Danville, KY -- (ReleaseWire) -- 11/13/2019 -- Business consultant, Josh Tarter recently spoke about a little known fact - most people say they aren't happy at work. In fact, now there's a number to quantify that. According to Gallup's "State of the Global Workplace" survey, 85% of employees aren't happy at work. As a manager and mentor to employees, I've picked up a few tips and tricks to create a productive, happy workforce. The hope is, they help keep employees out of the unsatisfied majority.
Keep Employees Invested by Investing in Them
Health, dental and vision insurance affect not only employees but their families. Give employees decent benefits and they will give more at work. Though they cost a bit more, several other programs help build loyalty, such as:
- Paid sick/vacation time
- Tuition assistance
- Flex-time and/or remote work opportunities
Everyone loves free stuff, so spring for freebies that keep employees in the office and fuel their brains, such as:
- Free Keurig coffee
- Healthy snacks in the break room
- Free lunch or dinner during month-end closing or other crunch periods
The bottom line is, the more business owners invest in their employees, the happier they'll be and the more productive their workplace will be.
Integrate New Hires Quickly
Tarter, a consultant, and longtime business owner says, "Over the years, I have heard horror stories by newly employed friends left alone in an empty cubicle, waiting days or weeks for the appropriate equipment, system access and even acknowledgment from their boss or other team members. Maybe this type of treatment accounts for the fact that over half of all voluntary terminations occur within the first year. One of the main reasons cited is lack of engagement."

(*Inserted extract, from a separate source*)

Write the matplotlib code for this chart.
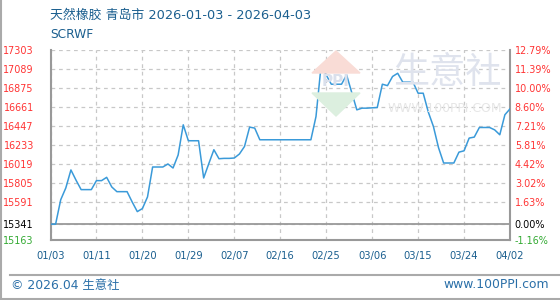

Tarter says, getting new employees comfortable with their responsibilities and including them in team meetings helps them feel included and gives them a sense of purpose. Here are some tips to help integrate the next new hire quickly:
- Provide a clear schedule and agenda for the first few days to help them feel productive
- Give new hires a run-down of how they will be managed and what is expected from them
- Let them know how their role contributes to the business
- Encourage questions and ask their opinion on various topics
- Provide opportunities to interact with coworkers
- Invite them to lunch
Create Work/Life Balance
"If you've created your business from scratch, you may still be "on" 24-hours a day. However, the people you hire are much more likely to stay if your business keeps predictable business hours. Some industries work around shifts that require nights and weekends. However, balance is possible for any company that's properly staffed and well-managed. Be that business," Tarter adds.
Employees are the public face of your company, so it's to a business owner's benefit to make sure they are getting enough time with their families and to sleep. Burnt out workers move on to greener pastures. On the other hand, if there is flexibility with time off and an acknowledgment that they have priorities outside of work, an employer is likely to get more out of employees while they're in the office, driving around clients, or on the retail sales floor.
This is a sticky point with a lot of business owners, especially small to midsize businesses. Nearly 90% of working Americans are stressed about their bills. Business owners want to maximize their bottom line. Minimum wage workers make about $20,000 a year, which barely pays the bills. To help employees to concentrate on the company's goals, pay them enough so that they don't have to get second jobs to support their families.
To stay competitive without giving away the farm, check out Glassdoor and other websites for accurate pay ranges based on industry, role, and location.
Some people may be content to stay in the same job for the same pay year after year. However, Tarter has found that most employees want to know what their chances of advancement are. It's easy to create a career path in the restaurant and retail industries. Employees who work hard move from the stockroom to the retail floor to assistant manager positions, or from the dish room to the hostess station to the restaurant manager's office. Business owners may have to be creative structuring positions in an office environment with low turnover and a flat organization chart, but it can be done. Give people something to work toward, and they'll stay long enough to achieve it.
What kind of culture are employees attracted to? According to Deloitte, culture is more important than leaders ever realized. People want to go to a workplace where they are accepted and like their coworkers. A clear culture is nurtured in every aspect of the business, from the people hired to the people kept, and in the example set by leaders.
There is a saying, "Your vibe attracts a like tribe." This is true. Acknowledge people's ideas, good or bad. Say, "Thank you!" and "Good morning." and solicit feedback from all levels of the organization — a business needs everyone to run a successful enterprise.
About Josh Tarter
Josh Tarter helped grow the start-up, Stateline Steel in Columbia, KY as Owner/Operator. He has since passed on the day-to-day responsibilities to focus on two new start-ups, to be announced in the coming months, while still maintaining an ownership position. As the President at Stateline Steel, Josh Tarter has combined financial and business planning with tactical execution to optimize long-term gains in performance, revenues, and profitability. He not only improved the company's efficiency, he also reduced the cost of the business' operation.